We make our way to the front door, on the back of which hangs Seymour’s leash and collar and the collars of all the hard-luck cases I’ve lost over the last few years, each of them sweet and doomed, each of them dealt terrible and unfair hands by whichever lazy, fat-fingered amateur you choose to believe in. Or, if you’re like me, none. Just bad luck. What I do believe in is standing between them and worse luck, and every time I reach for a collar I’m reminded of just how worse it can be.
Bacon’s was purple, Chancho’s blue, Sparkles’s orange, Tink’s red. Seymour’s collar is green, and sometimes I even let him wear it, but most days I mix up which one he gets. I think I do it because I like the idea of taking them with us on our walks somehow, of bringing them back out into a world I liked a whole lot better with them in it.
At the bottom of the stairs the Doctor puts his hand on my shoulder, tells me he’s worried about me. “If I got you some samples,” he says, “would you take them?”
“Probably not,” I say. Because—while often excruciating—I’ve been trying to listen to my feelings instead of bury them. I’m tired of burying things. I do appreciate his offer, though. He’s a good friend to me.

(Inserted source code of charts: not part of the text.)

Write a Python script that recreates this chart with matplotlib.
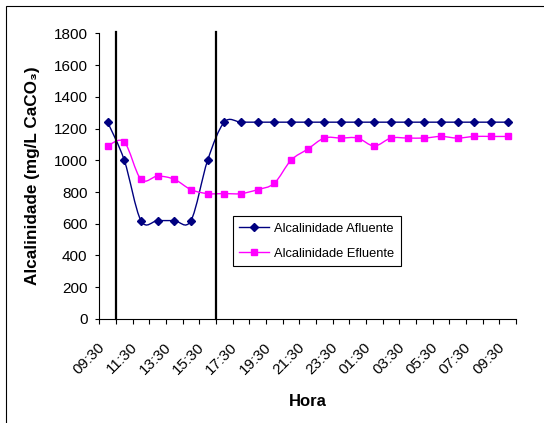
import matplotlib
matplotlib.use("Agg")
import matplotlib.pyplot as plt
from matplotlib.path import Path
from matplotlib.patches import PathPatch, Rectangle
from matplotlib.lines import Line2D
from matplotlib.transforms import ScaledTranslation

plt.rcParams['font.family'] = ['Liberation Sans', 'DejaVu Sans']

# dados
horas = ['09:30', '10:30', '11:30', '12:30', '13:30', '14:30', '15:30', '16:30',
         '17:30', '18:30', '19:30', '20:30', '21:30', '22:30', '23:30', '00:30',
         '01:30', '02:30', '03:30', '04:30', '05:30', '06:30', '07:30', '08:30', '09:30']
afluente = [1240, 1000, 620, 620, 620, 620, 1000, 1240, 1240, 1240, 1240, 1240, 1240,
            1240, 1240, 1240, 1240, 1240, 1240, 1240, 1240, 1240, 1240, 1240, 1240]
efluente = [1090, 1115, 880, 900, 880, 815, 790, 790, 790, 815, 855, 1000, 1070,
            1140, 1140, 1140, 1090, 1140, 1140, 1140, 1150, 1140, 1150, 1150, 1150]
linhas_vert = [0.5, 6.5]


def curva_suave(xs, ys):
    # linha suavizada estilo Excel (bezier cubica)
    n = len(xs)
    verts = [(xs[0], ys[0])]
    codes = [Path.MOVETO]
    for i in range(n - 1):
        x0, y0 = xs[max(i - 1, 0)], ys[max(i - 1, 0)]
        x1, y1 = xs[i], ys[i]
        x2, y2 = xs[i + 1], ys[i + 1]
        x3, y3 = xs[min(i + 2, n - 1)], ys[min(i + 2, n - 1)]
        verts += [(x1 + (x2 - x0) / 6, y1 + (y2 - y0) / 6),
                  (x2 - (x3 - x1) / 6, y2 - (y3 - y1) / 6),
                  (x2, y2)]
        codes += [Path.CURVE4] * 3
    return Path(verts, codes)


fig = plt.figure(figsize=(5.44, 4.23), dpi=100)
ax = fig.add_axes([0.1825, 0.2459, 0.766, 0.6754])

x = list(range(len(horas)))

ax.add_patch(PathPatch(curva_suave(x, afluente), fill=False, edgecolor='#000080', lw=1.0))
ax.plot(x, afluente, linestyle='none', marker='D', markersize=4, color='#000080')

ax.add_patch(PathPatch(curva_suave(x, efluente), fill=False, edgecolor='#FF00FF', lw=1.0))
ax.plot(x, efluente, linestyle='none', marker='s', markersize=5, color='#FF00FF')

for xv in linhas_vert:
    ax.plot([xv, xv], [0, 1810], color='black', lw=1.6, clip_on=False)

ax.set_xlim(-0.5, len(horas) - 0.5)
ax.set_ylim(0, 1800)
ax.set_yticks(range(0, 1801, 200))

# ticks nas divisas das categorias, rotulos a cada 2 horas
ax.set_xticks([i - 0.5 for i in range(len(horas) + 1)])
ax.set_xticklabels([])
ax.set_xticks(x[::2], minor=True)
ax.set_xticklabels(horas[::2], minor=True, rotation=45, ha='right', va='center',
                   rotation_mode='anchor', fontsize=11)
ax.tick_params(axis='x', which='minor', length=0, pad=19)
ax.tick_params(axis='x', which='major', length=3.6, width=0.8, direction='out')
ax.tick_params(axis='y', length=3, width=0.8, direction='out', labelsize=11, pad=5.5)
for lbl in ax.get_xticklabels(minor=True):
    lbl.set_transform(lbl.get_transform() + ScaledTranslation(-4 / 72, 0, fig.dpi_scale_trans))

for s in ['top', 'right']:
    ax.spines[s].set_visible(False)
for s in ['left', 'bottom']:
    ax.spines[s].set_color('#000000')
    ax.spines[s].set_linewidth(0.8)

ax.set_xlabel('Hora', fontsize=12, fontweight='bold')
ax.xaxis.set_label_coords(0.5, -0.263)
ax.set_ylabel('Alcalinidade (mg/L CaCO₃)', fontsize=12.3, fontweight='bold')
ax.yaxis.set_label_coords(-0.143, 0.5)

handles = [Line2D([], [], color='#000080', lw=1.0, marker='D', markersize=4),
           Line2D([], [], color='#FF00FF', lw=1.0, marker='s', markersize=5)]
leg = ax.legend(handles, ['Alcalinidade Afluente', 'Alcalinidade Efluente'],
                loc='upper left', bbox_to_anchor=(0.32, 0.36), fontsize=9.3,
                fancybox=False, framealpha=1, edgecolor='black', handlelength=2.3,
                handletextpad=0.4, borderpad=0.5, labelspacing=1.0, borderaxespad=0)
leg.get_frame().set_linewidth(0.8)

# moldura da figura
fig.patches.append(Rectangle((6 / 544, -0.05), 1.2, (417 / 423) + 0.05,
                             transform=fig.transFigure, fill=False,
                             edgecolor='black', lw=0.8))

fig.savefig('out.png', dpi=100)
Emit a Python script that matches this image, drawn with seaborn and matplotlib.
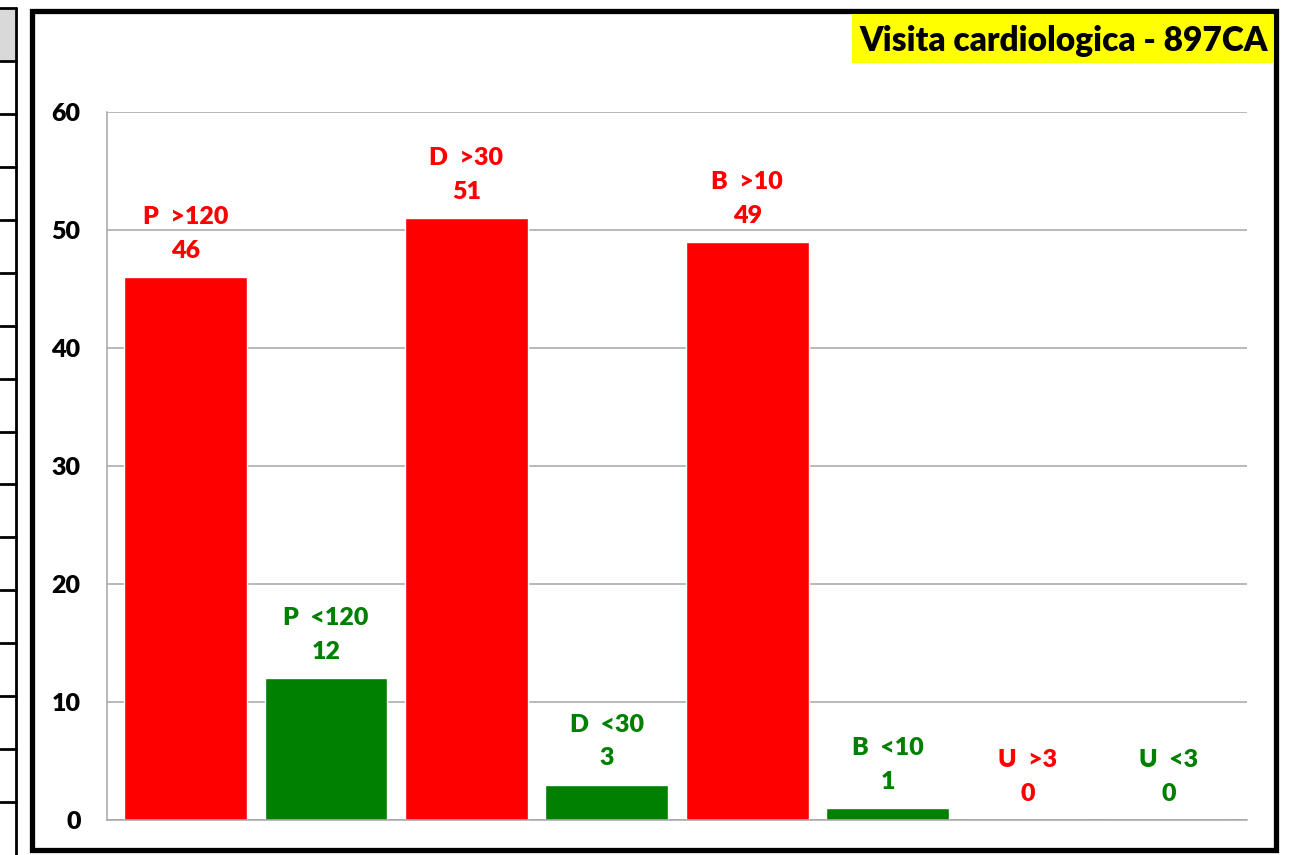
import matplotlib
matplotlib.use("Agg")
import matplotlib.pyplot as plt
from matplotlib.patches import Rectangle
from matplotlib.lines import Line2D
import seaborn as sns
import pandas as pd

# chart data
categories = ["P  >120", "P  <120", "D  >30", "D  <30", "B  >10", "B  <10", "U  >3", "U  <3"]
values = [46, 12, 51, 3, 49, 1, 0, 0]
bar_colors = ["#ff0000", "#008000", "#ff0000", "#008000", "#ff0000", "#008000", "#ff0000", "#008000"]
title = "Visita cardiologica - 897CA"

sns.set_style("white")
plt.rcParams["font.family"] = ["Lato", "DejaVu Sans"]
plt.rcParams["font.weight"] = "bold"

df = pd.DataFrame({"cat": categories, "val": values})

fig = plt.figure(figsize=(12.95, 8.55), dpi=100)
W, H = 1295, 855
ax = fig.add_axes([107 / W, 1 - 820 / H, (1247 - 107) / W, (820 - 112) / H])

sns.barplot(data=df, x="cat", y="val", hue="cat", palette=bar_colors,
            width=0.875, legend=False, ax=ax, saturation=1)

ax.set_xlim(-0.56, len(categories) - 0.44)
ax.set_ylim(0, 60)
ax.set_yticks(range(0, 61, 10))
ax.set_xticks([])
ax.set_xlabel("")
ax.set_ylabel("")
ax.yaxis.grid(True, color="#a6a6a6", lw=1.1)
ax.set_axisbelow(True)
for s in ["top", "right"]:
    ax.spines[s].set_visible(False)
for s in ["left", "bottom"]:
    ax.spines[s].set_color("#a6a6a6")
    ax.spines[s].set_linewidth(1.1)
ax.tick_params(axis="y", direction="out", length=7, width=1.1, color="#a6a6a6",
               pad=12, labelsize=18, labelcolor="black")
for t in ax.get_yticklabels():
    t.set_fontweight("heavy")

# value labels above each bar
for cont, cat, val, col in zip(ax.containers, categories, values, bar_colors):
    ax.bar_label(cont, labels=[f"{cat}\n{val}"], padding=11,
                 fontsize=18, fontweight="heavy", color=col, linespacing=1.65)

# chart frame
fig.patches.append(Rectangle((32 / W, 1 - 850 / H), (1275.5 - 32) / W, (850 - 11.5) / H,
                             transform=fig.transFigure, fill=False, ec="black", lw=3.8))

# title box
fig.patches.append(Rectangle((852 / W, 1 - 63 / H), (1273 - 852) / W, (63 - 14) / H,
                             transform=fig.transFigure, fc="#ffff00", ec="none"))
fig.text(1268 / W, 1 - 51 / H, title, ha="right", va="baseline",
         fontsize=24, fontweight="heavy", color="black")

# spreadsheet cells peeking out at the left
fig.patches.append(Rectangle((0, 1 - 61 / H), 15 / W, (61 - 8) / H,
                             transform=fig.transFigure, fc="#d9d9d9", ec="none"))
fig.lines.append(Line2D([16 / W, 16 / W], [0, 1 - 8 / H], transform=fig.transFigure,
                        color="black", lw=2))
fig.lines.append(Line2D([0, 16 / W], [1 - 8 / H, 1 - 8 / H], transform=fig.transFigure,
                        color="black", lw=2))
for k in range(15):
    yy = 1 - (61 + 52.93 * k) / H
    fig.lines.append(Line2D([0, 16 / W], [yy, yy], transform=fig.transFigure,
                            color="black", lw=2))

fig.savefig("out.png", dpi=100)
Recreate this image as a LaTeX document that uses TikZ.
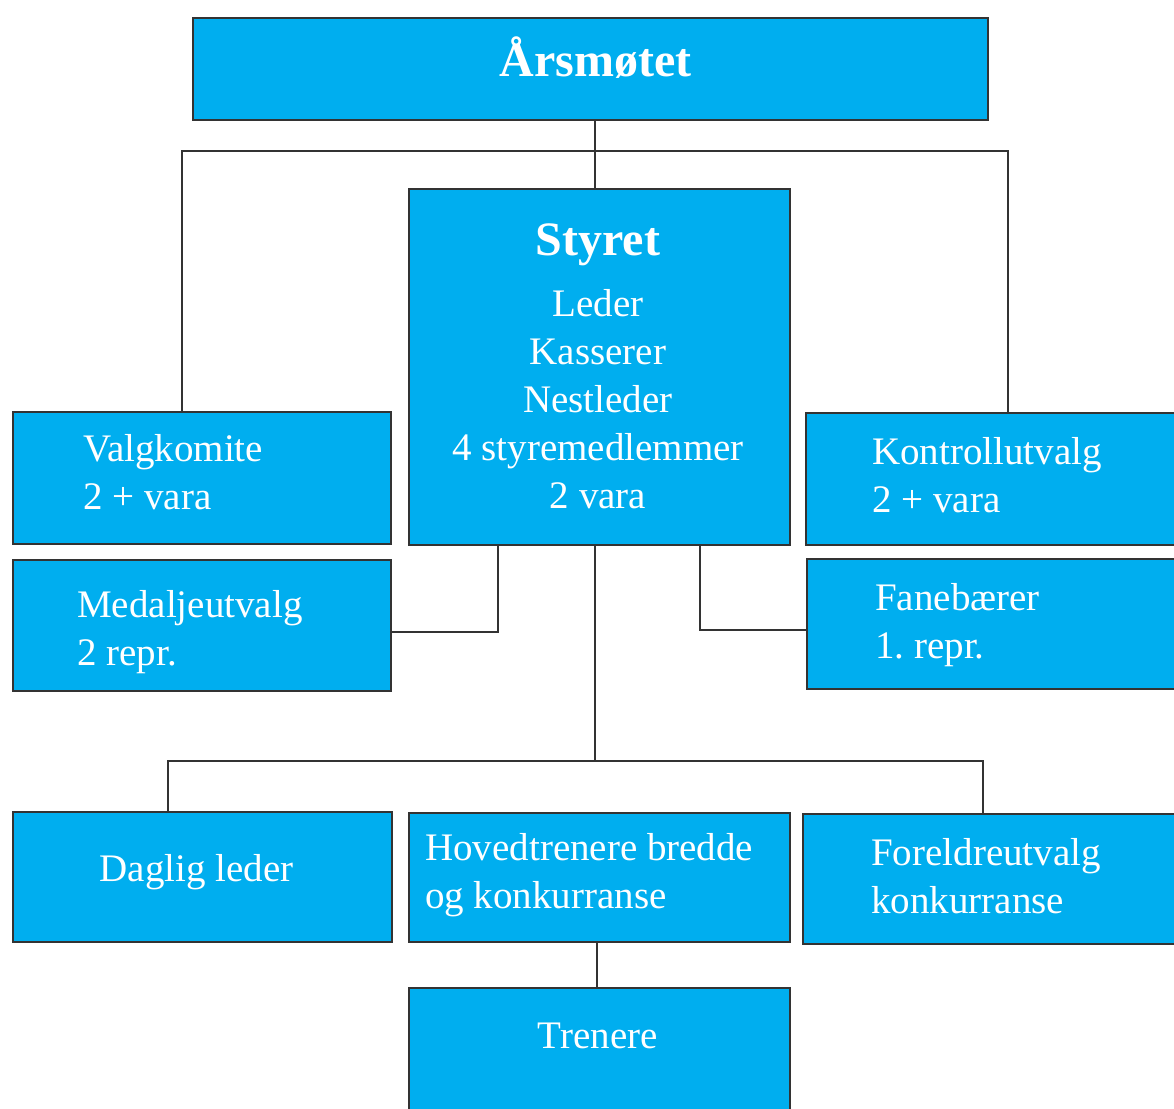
\documentclass[tikz,border=0pt]{standalone}
\usepackage{fontspec}
\setmainfont{Liberation Serif}
\definecolor{boxfill}{HTML}{00AEEF}
\definecolor{edge}{HTML}{333333}
\begin{document}
\begin{tikzpicture}[x=1pt,y=-1pt,
  box/.style={draw=edge, line width=2pt, fill=boxfill, rectangle, inner sep=0pt, anchor=north west},
  txt/.style={text=white, inner sep=0pt, font=\fontsize{39}{48}\selectfont},
  ttl/.style={text=white, inner sep=0pt, font=\fontsize{48}{48}\selectfont\bfseries},
  conn/.style={draw=edge, line width=2pt}]
\clip (0,0) rectangle (1174,1108);
\fill[white] (0,0) rectangle (1174,1108);

% boxes
\node[box, minimum width=795pt, minimum height=101pt] (aars) at (192,17.5) {};
\node[box, minimum width=381pt, minimum height=356pt] (styret) at (408,188) {};
\node[box, minimum width=378pt, minimum height=132pt] (valg) at (12,410.5) {};
\node[box, minimum width=390pt, minimum height=132pt] (kontroll) at (804.5,412) {};
\node[box, minimum width=378pt, minimum height=131.5pt] (medalj) at (12,558.5) {};
\node[box, minimum width=390pt, minimum height=130.3pt] (fane) at (806,558) {};
\node[box, minimum width=378.5pt, minimum height=130pt] (daglig) at (12,810.5) {};
\node[box, minimum width=381pt, minimum height=129pt] (hoved) at (408,812) {};
\node[box, minimum width=390pt, minimum height=130pt] (foreldre) at (802,812.5) {};
\node[box, minimum width=381pt, minimum height=150pt] (trenere) at (408,987) {};

% texts
\node[ttl, anchor=base] (aars-t) at (595.7,76.7) {Årsmøtet};
\node[txt, align=center, anchor=center] (styret-t) at (598,372.4)
  {\strut{\fontsize{48}{48}\selectfont\bfseries Styret}\\[13.7pt]
   \strut Leder\\\strut Kasserer\\\strut Nestleder\\\strut 4 styremedlemmer\\\strut 2 vara};
\node[txt, align=left, anchor=west] (valg-t) at (83,475.4) {\strut Valgkomite\\\strut 2 + vara};
\node[txt, align=left, anchor=west] (kontroll-t) at (872,478.4) {\strut Kontrollutvalg\\\strut 2 + vara};
\node[txt, align=left, anchor=west] (medalj-t) at (77,631.7) {\strut Medaljeutvalg\\\strut 2 repr.};
\node[txt, align=left, anchor=west] (fane-t) at (875,625) {\strut Fanebærer\\\strut 1.\ repr.};
\node[txt, anchor=base] (daglig-t) at (196.5,881.7) {Daglig leder};
\node[txt, align=left, anchor=west] (hoved-t) at (425,874.4) {\strut Hovedtrenere bredde\\\strut og konkurranse};
\node[txt, align=left, anchor=west] (foreldre-t) at (871,879.4) {\strut Foreldreutvalg\\\strut konkurranse};
\node[txt, anchor=base] (trenere-t) at (597.7,1048) {Trenere};

% connectors
\draw[conn] (594.5,0 |- aars.south) -- (594.5,0 |- styret.north);
\draw[conn] (181.7,0 |- valg.north) |- (1008.3,151) -- (1008.3,0 |- kontroll.north);
\draw[conn] (498,0 |- styret.south) |- (medalj.east |- 0,631.7);
\draw[conn] (700,0 |- styret.south) |- (fane.west |- 0,630);
\draw[conn] (594.7,0 |- styret.south) -- (594.7,760.5);
\draw[conn] (167.5,0 |- daglig.north) |- (982.5,760.5) -- (982.5,0 |- foreldre.north);
\draw[conn] (596.7,0 |- hoved.south) -- (596.7,0 |- trenere.north);
\end{tikzpicture}
\end{document}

We hug it out and say our goodbyes, and after he exits the downstairs door I give Seymour’s leash a tiny tug, to coax him out onto the sidewalk, but the little guy refuses. Because of course he refuses. Instead he sits down and growls at me or the wall or the night or some other grievance. I almost get mad, but I let him have this one, and instead of dragging him out by a rope around his neck, I sit on a stair and shush him. Tell him it’s fine. Tell him he’s a good boy. Tell him I love him. I just try to comfort him, because if my father’s taught me anything it’s that grievances can keep you going for years.